A more reliable and controllable method of producing cathode rays was investigated by Hittorf and Goldstein, and rediscovered by Thomas Edison in 1880. A cathode made of a filament heated red hot would release electrons into the tube by a process called thermionic emission. (http://en.wikipedia.org/wiki/Thermionic_emission)The first true electronic vacuum tubes, invented around 1906, used this hot cathode technique, and they superseded Crookes tubes. These tubes didn't need gas in them to work, so they were evacuated to a lower pressure, around 10-9 atm (10-4 P). The ionization method of creating cathode rays used in Crookes tubes is today only used in a few specialized gas discharge tubes such as krytrons.
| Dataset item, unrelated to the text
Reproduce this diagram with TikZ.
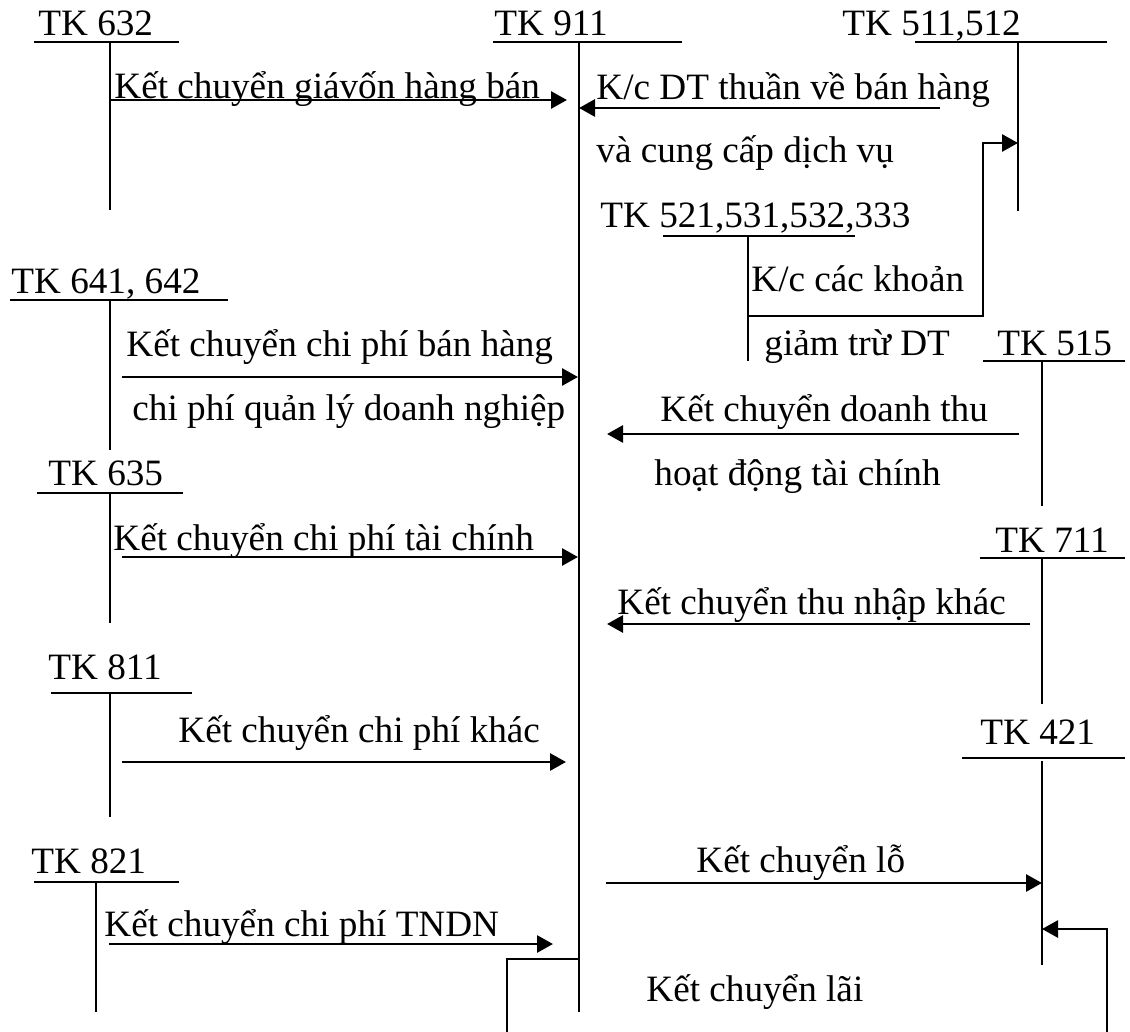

The technology of manipulating electron beams pioneered in these early tubes was applied practically in the design of vacuum tubes, particularly in the invention of the cathode ray tube by Ferdinand Braun in 1897. and is today employed in sophisticated devices such as electron microscopes, electron beam lithography, and particle accelerators."

Just because you can't see a spark doesn't mean there isn't a current.

"Science, it works bitches!" :hypnohai:

Also for wave/particle properties of electromagnetic waves:
http://en.wikipedia.org/wiki/Electromagnetism

Ragbips
05-11-2009, 02:10 PM
Asilentbob, great reply, really clears things up a lot, thanks :D
The question is, will it spark in a vacuum? So although there is a current, there will be no spark is the answer?

MAYOR
05-11-2009, 02:22 PM
Asilentbob, great reply, really clears things up a lot, thanks :D
The question is, will it spark in a vacuum? So although there is a current, there will be no spark is the answer?

This seems to be the answer, but the article refers to cathodes and anodes where the anode pulls the current. I believe a tazer uses two simple electrodes so now I'm wondering.... The is no matter in the vacuum to resist but yet none to conduct... Maybe only high voltage?